Deicide – Banished by Sin
Release Date: 26th April 2024
Label: Reigning Phoenix Music
Order/Stream
Genre: Death Metal
FFO: Cannibal Corpse, Six Feet Under, Morbid Angel.
Review By: Jeff Finch
Glen Benton and the boys are back: after a six-year hiatus from releasing music, last seen in 2018 with the standard Deicide fare Overtures of Blasphemy, one of the best-selling death metal bands of all time has graced us with their presence once again. If you’re familiar with Deicide and what they’re about, no introduction is needed. If you’re not familiar, well…go listen, we’ll wait. Better? Good. Because when a Deicide album drops, that means a few things: riffs, speed, and anger, what they’ve been serving up for over thirty years. In dropping this new one, Banished by Sin, long time fans will be more than satiated and new fans, even if they choose this record to start, will undoubtedly understand why this band is one of the most popular in the genre.
Much like their counterparts Cannibal Corpse, when a Deicide album drops, there are very rarely going to be any songs or segments that shock, surprise, or otherwise catch a listener off guard. Pummeling riffs, thrashy and chuggy, thudding rumbling bass, courtesy of the legend himself, and a percussive unit that bludgeons the drums into submission, between powerful fills, double bass assault, and an unending reserve of energy, Deicide brings the patented ‘meat and potatoes’ death metal to the table. Album opener From Unknown Heights You Shall Fall takes its time to bring us into the mix, the triplet riffs and the pounding drums gathering up intensity, whammy bars sounding the alarms in the background as Glen roars into the mix, a demon summoned from the depths, as the band breaks into all out thrash, Benton’s low growls as savage as over, layered shrieks added to the fold for extra menace, as we segue into the chorus; bitter, angry, unrelenting, a full on chastising from the man himself. The song moves at an absolute breakneck pace right into the solo, breaking into the mix with enough force to push the pummeling riffs briefly to the back, before giving way with one last grasp of the whammy bar, Benton taking over the reins once more.
Early single Sever the Tongue brings patented Glen Benton fury, the opening damn near a mid-tempo breakdown before the track even begins, quickly transitioning into those tremolo riffs, Benton’s rumbling, thudding bass keeping rhythm as the man eviscerates religion, god, and their followers in the most blistering of ways as he spews with unrepentant venom:
Fuck your religion
Sever the tongue
Source of division
The cross of the righteous one
How dare you pray for me
Unwanted
Don’t need your sympathy
Unneeded
The man is not trying to hide his utter disdain for religion, and anyone taken aback by this doesn’t know Deicide.
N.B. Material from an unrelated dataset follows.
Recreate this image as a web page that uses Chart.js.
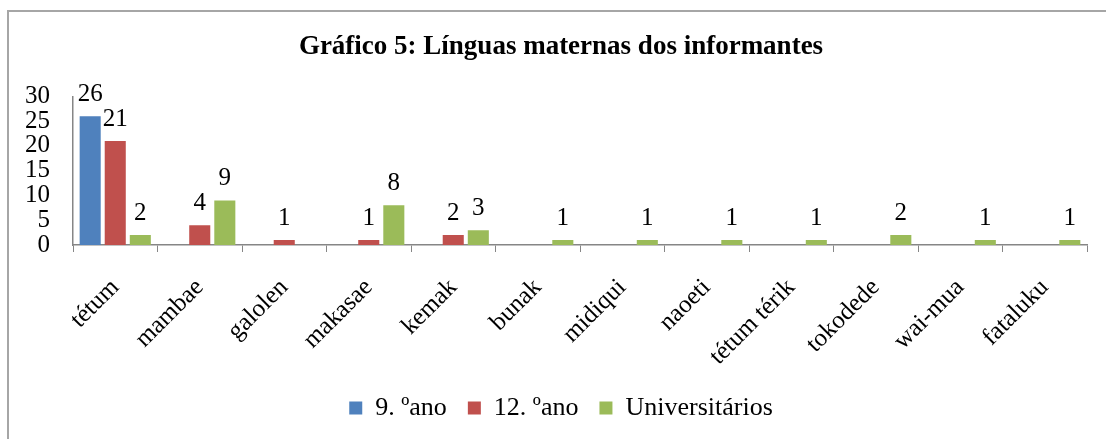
<!DOCTYPE html>
<html>
<head>
<meta charset="utf-8">
<script src="https://cdn.jsdelivr.net/npm/chart.js@4/dist/chart.umd.min.js"></script>
<style>
  html, body { margin: 0; padding: 0; background: #fff; overflow: hidden; }
  #wrap { position: relative; width: 1106px; height: 439px; }
  #frame { position: absolute; left: 7px; top: 10px; width: 1200px; height: 600px;
           border-left: 2px solid #a6a6a6; border-top: 2px solid #a6a6a6; }
  canvas { position: absolute; left: 0; top: 0; }
</style>
</head>
<body>
<div id="wrap">
  <div id="frame"></div>
  <canvas id="c" width="1106" height="439"></canvas>
</div>
<script>
const categories = ["tétum", "mambae", "galolen", "makasae", "kemak", "bunak", "midiqui", "naoeti", "tétum térik", "tokodede", "wai-mua", "fataluku"];
const seriesNames = ["9. ºano", "12. ºano", "Universitários"];
const ano9 = [26, 0, 0, 0, 0, 0, 0, 0, 0, 0, 0, 0];
const ano12 = [21, 4, 1, 1, 2, 0, 0, 0, 0, 0, 0, 0];
const universitarios = [2, 9, 0, 8, 3, 1, 1, 1, 1, 2, 1, 1];
const yTicks = [0, 5, 10, 15, 20, 25, 30];
const titleText = "Gráfico 5: Línguas maternas dos informantes";

const FONT = "'Liberation Serif', 'Times New Roman', serif";
const colors = ["#4F81BD", "#C0504D", "#9BBB59"];
const axisColor = "#868686";

const valueLabels = {
  id: "valueLabels",
  afterDatasetsDraw(chart) {
    const ctx = chart.ctx;
    ctx.save();
    ctx.font = "25px " + FONT;
    ctx.fillStyle = "#000";
    ctx.textAlign = "center";
    ctx.textBaseline = "middle";
    chart.data.datasets.forEach((ds, i) => {
      const meta = chart.getDatasetMeta(i);
      meta.data.forEach((el, j) => {
        const v = ds.data[j];
        if (v > 0) ctx.fillText(String(v), el.x, el.y - 22);
      });
    });
    ctx.restore();
  }
};

const seriesData = [ano9, ano12, universitarios];
new Chart(document.getElementById("c"), {
  type: "bar",
  data: {
    labels: categories,
    datasets: seriesNames.map((n, i) => ({
      label: n,
      data: seriesData[i],
      backgroundColor: colors[i],
      borderWidth: 0,
      categoryPercentage: 0.89,
      barPercentage: 0.84
    }))
  },
  options: {
    responsive: false,
    animation: false,
    layout: { padding: { left: 35, right: 19, top: 0, bottom: 8 } },
    plugins: {
      title: {
        display: true,
        text: titleText,
        color: "#000",
        font: { family: FONT, size: 27, weight: "bold" },
        padding: { top: 31, bottom: 33 }
      },
      legend: {
        position: "bottom",
        labels: {
          color: "#000",
          font: { family: FONT, size: 26 },
          boxWidth: 13,
          boxHeight: 13,
          padding: 21
        }
      },
      tooltip: { enabled: false }
    },
    scales: {
      x: {
        grid: { display: true, drawOnChartArea: false, offset: true, color: axisColor, tickLength: 7 },
        border: { color: axisColor, width: 1.5 },
        ticks: { color: "#000", font: { family: FONT, size: 25 }, minRotation: 45, maxRotation: 45, padding: 21 },
        afterFit(scale) { scale.height = 129; }
      },
      y: {
        min: 0, max: 30,
        afterBuildTicks(scale) { scale.ticks = yTicks.map(v => ({ value: v })); },
        grid: { display: false },
        border: { color: axisColor, width: 1.5 },
        ticks: { color: "#000", font: { family: FONT, size: 25 }, autoSkip: false, mirror: true, crossAlign: "far", padding: -48 },
        afterFit(scale) { scale.width = 38; }
      }
    }
  },
  plugins: [valueLabels]
});
</script>
</body>
</html>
The vitriolic lyricism, to this point a proprietary Benton inclusion, is buffered by the unrelenting pace of the track, rarely breaking from double bass drums, the matching intensity of the riffs and the bass, the solo providing a brief respite and a glimpse into the ferocious technicality the band still brings to the table.
Songs like Woke from God, barely breaking the three-minute mark, waste little time in getting started, chaotic drum fills battling fierce riffs, reminiscent of 80s thrash, but with more heft, and a small solo thrown into the sonic maelstrom, all before Benton has even opened his mouth. But when he does, the layered growls and screams blend perfectly with the wall of sound drubbing its listeners, an all out assault including blast beats, a quick tempo shift into a blistering solo full of whammy effects and frenetic fretwork, transitioning back into the lower tuned main tremolo riff moving forth with the pace and intensity of a Peregrine Falcon.
Keeping with this theme, album closer The Light Defeated immediately jumps into the fury with blast beats, guitars furiously chugged and strummed, approaching black metal intensity. The little shifts in the tempo early on keep the riffs and the melody from getting stale, leading into a larger shift where the entire band slows down but does not relent, segueing into a low, downtuned, chugged riff complementing Glen’s bass, the drums taking a momentary backseat. Just past the halfway mark, a shredding solo pops through the speakers before slowly fading to black as blistering tapping takes over, transitioning into more shredding, the fretwork just jaw-droppingly technical, one final time shifting into the main riff to close the track out, that last push not giving the listener any time to absorb what they’ve heard before the album ends.
Now, obviously, what’s been described thus far just sounds like excellent death metal, no muss no fuss, just an intense ferocity that will please any fan of the genre. And that’s because that’s what it is: Deicide is not going into an album trying to wow, to woo, to garner new fans, or even trying to slow down a bit as Glen is well into his 50s by now. No, the band is going to do what they do best: cave your face in with nasty metal. It’s an absolute banger of a death metal record, furious in every capacity, a hearty dish of meat and potatoes metal: but let’s be clear here, this isn’t just meat and potatoes, it’s more like a well seasoned New York Strip with a loaded baked potato. For just straight death metal, from the production to the musical performances to the man himself still sounding just as savage as he did over thirty years ago, this thing just plain hits.